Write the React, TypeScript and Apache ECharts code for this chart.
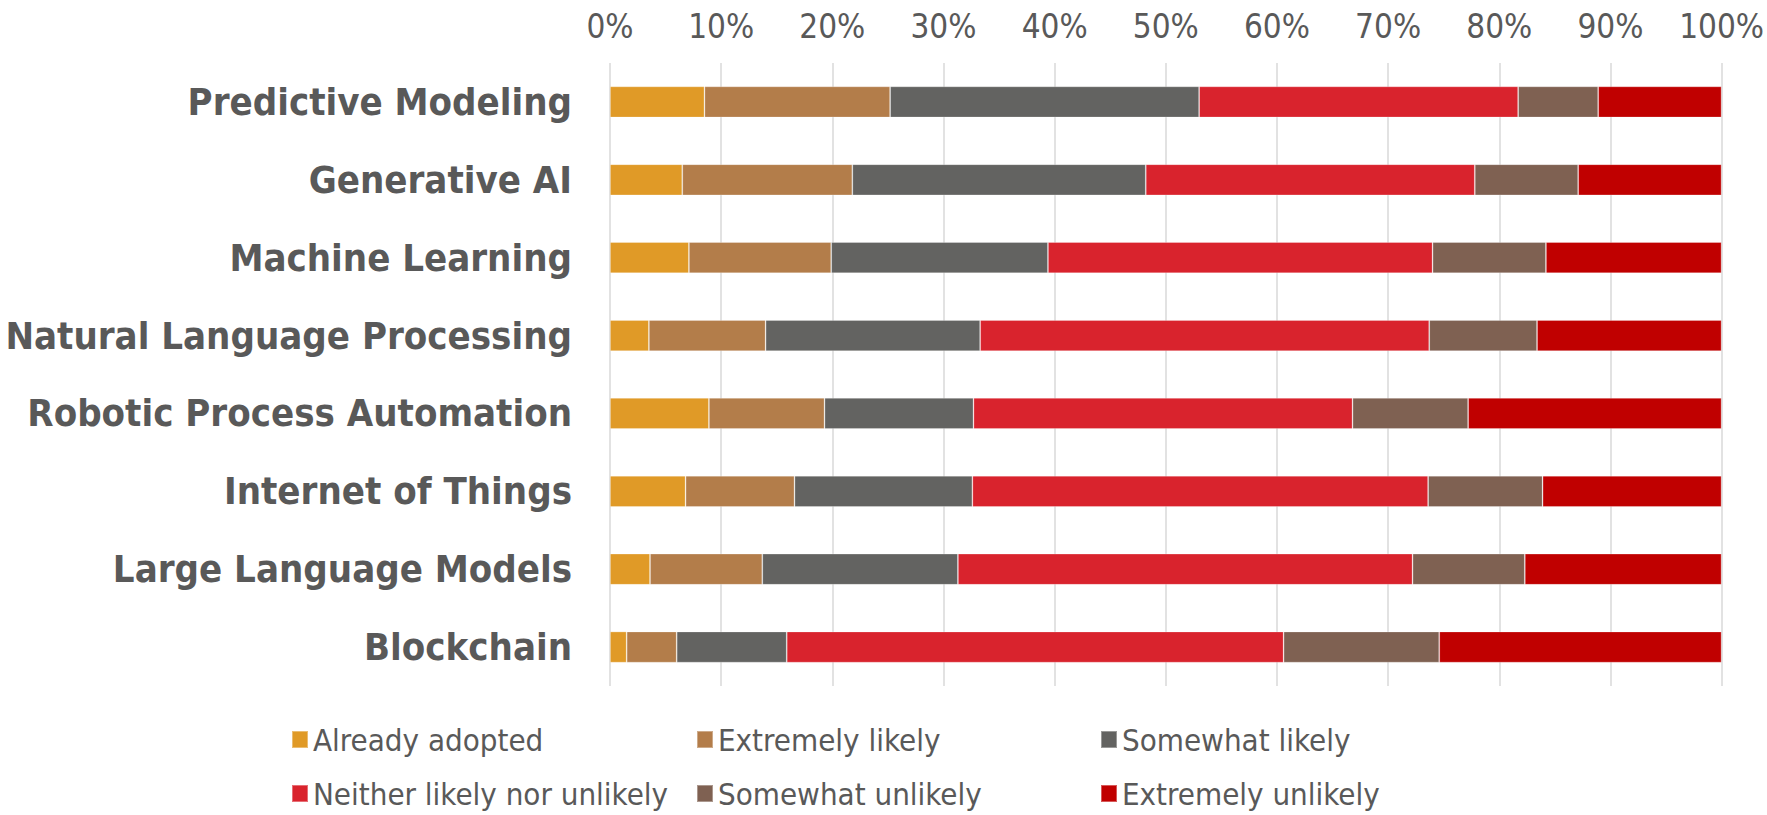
import React, { useEffect, useRef } from "react";
import * as echarts from "echarts";

const categories = [
  "Predictive Modeling",
  "Generative AI",
  "Machine Learning",
  "Natural Language Processing",
  "Robotic Process Automation",
  "Internet of Things",
  "Large Language Models",
  "Blockchain",
];

const seriesNames = [
  "Already adopted",
  "Extremely likely",
  "Somewhat likely",
  "Neither likely nor unlikely",
  "Somewhat unlikely",
  "Extremely unlikely",
];

const alreadyAdopted = [8.5, 6.5, 7.1, 3.5, 8.9, 6.8, 3.6, 1.5];
const extremelyLikely = [16.7, 15.3, 12.8, 10.5, 10.4, 9.8, 10.1, 4.5];
const somewhatLikely = [27.8, 26.4, 19.5, 19.3, 13.4, 16.0, 17.6, 9.9];
const neither = [28.7, 29.6, 34.6, 40.4, 34.1, 41.0, 40.9, 44.7];
const somewhatUnlikely = [7.2, 9.3, 10.2, 9.7, 10.4, 10.3, 10.1, 14.0];
const extremelyUnlikely = [11.1, 12.9, 15.8, 16.6, 22.8, 16.1, 17.7, 25.4];

const xTicks = [0, 10, 20, 30, 40, 50, 60, 70, 80, 90, 100];

const colors = ["#E09A27", "#B37D4A", "#636361", "#D9232D", "#7F6152", "#C00000"];

const values = [alreadyAdopted, extremelyLikely, somewhatLikely, neither, somewhatUnlikely, extremelyUnlikely];

const legendPos = [
  { left: 291, top: 724 },
  { left: 696, top: 724 },
  { left: 1100, top: 724 },
  { left: 291, top: 778 },
  { left: 696, top: 778 },
  { left: 1100, top: 778 },
];

const labelFont = "'DejaVu Sans Condensed', 'Liberation Sans Narrow', 'Noto Sans', sans-serif";
const tickFont = "'Liberation Sans Narrow', 'DejaVu Sans Condensed', 'Open Sans', sans-serif";

export default function App() {
  const ref = useRef<HTMLDivElement>(null);
  useEffect(() => {
    if (!ref.current) return;
    const chart = echarts.init(ref.current, null, { renderer: "svg" });
    chart.setOption({
      animation: false,
      backgroundColor: "#ffffff",
      grid: { left: 610, right: 42, top: 63, bottom: 129, containLabel: false },
      xAxis: {
        type: "value",
        position: "top",
        min: xTicks[0],
        max: xTicks[xTicks.length - 1],
        interval: 10,
        axisLine: { show: false },
        axisTick: { show: false },
        splitLine: { show: true, lineStyle: { color: "#d9d9d9", width: 1.5 } },
        axisLabel: {
          formatter: (v: number) => v + "%",
          color: "#595959",
          fontSize: 33,
          fontFamily: tickFont,
          margin: 20,
        },
      },
      yAxis: {
        type: "category",
        data: categories,
        inverse: true,
        axisLine: { show: false },
        axisTick: { show: false },
        axisLabel: {
          color: "#595959",
          fontSize: 38,
          fontWeight: "bold",
          fontFamily: labelFont,
          margin: 38,
        },
      },
      legend: seriesNames.map((name, i) => ({
        data: [name],
        left: legendPos[i].left,
        top: legendPos[i].top,
        padding: 0,
        itemWidth: 16,
        itemHeight: 17,
        icon: "rect",
        textStyle: { color: "#595959", fontSize: 31, fontFamily: tickFont },
      })),
      series: seriesNames.map((name, i) => ({
        name,
        type: "bar",
        stack: "total",
        data: values[i],
        barCategoryGap: "60%",
        itemStyle: { color: colors[i], borderColor: "rgba(255,255,255,0.35)", borderWidth: 0.8 },
      })),
    });
    return () => chart.dispose();
  }, []);
  return (
    <div
      ref={ref}
      style={{ position: "absolute", left: 0, top: 0, width: 1767, height: 815 }}
    />
  );
}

----

Work to do.
Every line above should be returned word for word, with the pictures left behind.

Result of this exercise.
Write the React, TypeScript and Apache ECharts code for this chart.
import React, { useEffect, useRef } from "react";
import * as echarts from "echarts";

const categories = [
  "Predictive Modeling",
  "Generative AI",
  "Machine Learning",
  "Natural Language Processing",
  "Robotic Process Automation",
  "Internet of Things",
  "Large Language Models",
  "Blockchain",
];

const seriesNames = [
  "Already adopted",
  "Extremely likely",
  "Somewhat likely",
  "Neither likely nor unlikely",
  "Somewhat unlikely",
  "Extremely unlikely",
];

const alreadyAdopted = [8.5, 6.5, 7.1, 3.5, 8.9, 6.8, 3.6, 1.5];
const extremelyLikely = [16.7, 15.3, 12.8, 10.5, 10.4, 9.8, 10.1, 4.5];
const somewhatLikely = [27.8, 26.4, 19.5, 19.3, 13.4, 16.0, 17.6, 9.9];
const neither = [28.7, 29.6, 34.6, 40.4, 34.1, 41.0, 40.9, 44.7];
const somewhatUnlikely = [7.2, 9.3, 10.2, 9.7, 10.4, 10.3, 10.1, 14.0];
const extremelyUnlikely = [11.1, 12.9, 15.8, 16.6, 22.8, 16.1, 17.7, 25.4];

const xTicks = [0, 10, 20, 30, 40, 50, 60, 70, 80, 90, 100];

const colors = ["#E09A27", "#B37D4A", "#636361", "#D9232D", "#7F6152", "#C00000"];

const values = [alreadyAdopted, extremelyLikely, somewhatLikely, neither, somewhatUnlikely, extremelyUnlikely];

const legendPos = [
  { left: 291, top: 724 },
  { left: 696, top: 724 },
  { left: 1100, top: 724 },
  { left: 291, top: 778 },
  { left: 696, top: 778 },
  { left: 1100, top: 778 },
];

const labelFont = "'DejaVu Sans Condensed', 'Liberation Sans Narrow', 'Noto Sans', sans-serif";
const tickFont = "'Liberation Sans Narrow', 'DejaVu Sans Condensed', 'Open Sans', sans-serif";

export default function App() {
  const ref = useRef<HTMLDivElement>(null);
  useEffect(() => {
    if (!ref.current) return;
    const chart = echarts.init(ref.current, null, { renderer: "svg" });
    chart.setOption({
      animation: false,
      backgroundColor: "#ffffff",
      grid: { left: 610, right: 42, top: 63, bottom: 129, containLabel: false },
      xAxis: {
        type: "value",
        position: "top",
        min: xTicks[0],
        max: xTicks[xTicks.length - 1],
        interval: 10,
        axisLine: { show: false },
        axisTick: { show: false },
        splitLine: { show: true, lineStyle: { color: "#d9d9d9", width: 1.5 } },
        axisLabel: {
          formatter: (v: number) => v + "%",
          color: "#595959",
          fontSize: 33,
          fontFamily: tickFont,
          margin: 20,
        },
      },
      yAxis: {
        type: "category",
        data: categories,
        inverse: true,
        axisLine: { show: false },
        axisTick: { show: false },
        axisLabel: {
          color: "#595959",
          fontSize: 38,
          fontWeight: "bold",
          fontFamily: labelFont,
          margin: 38,
        },
      },
      legend: seriesNames.map((name, i) => ({
        data: [name],
        left: legendPos[i].left,
        top: legendPos[i].top,
        padding: 0,
        itemWidth: 16,
        itemHeight: 17,
        icon: "rect",
        textStyle: { color: "#595959", fontSize: 31, fontFamily: tickFont },
      })),
      series: seriesNames.map((name, i) => ({
        name,
        type: "bar",
        stack: "total",
        data: values[i],
        barCategoryGap: "60%",
        itemStyle: { color: colors[i], borderColor: "rgba(255,255,255,0.35)", borderWidth: 0.8 },
      })),
    });
    return () => chart.dispose();
  }, []);
  return (
    <div
      ref={ref}
      style={{ position: "absolute", left: 0, top: 0, width: 1767, height: 815 }}
    />
  );
}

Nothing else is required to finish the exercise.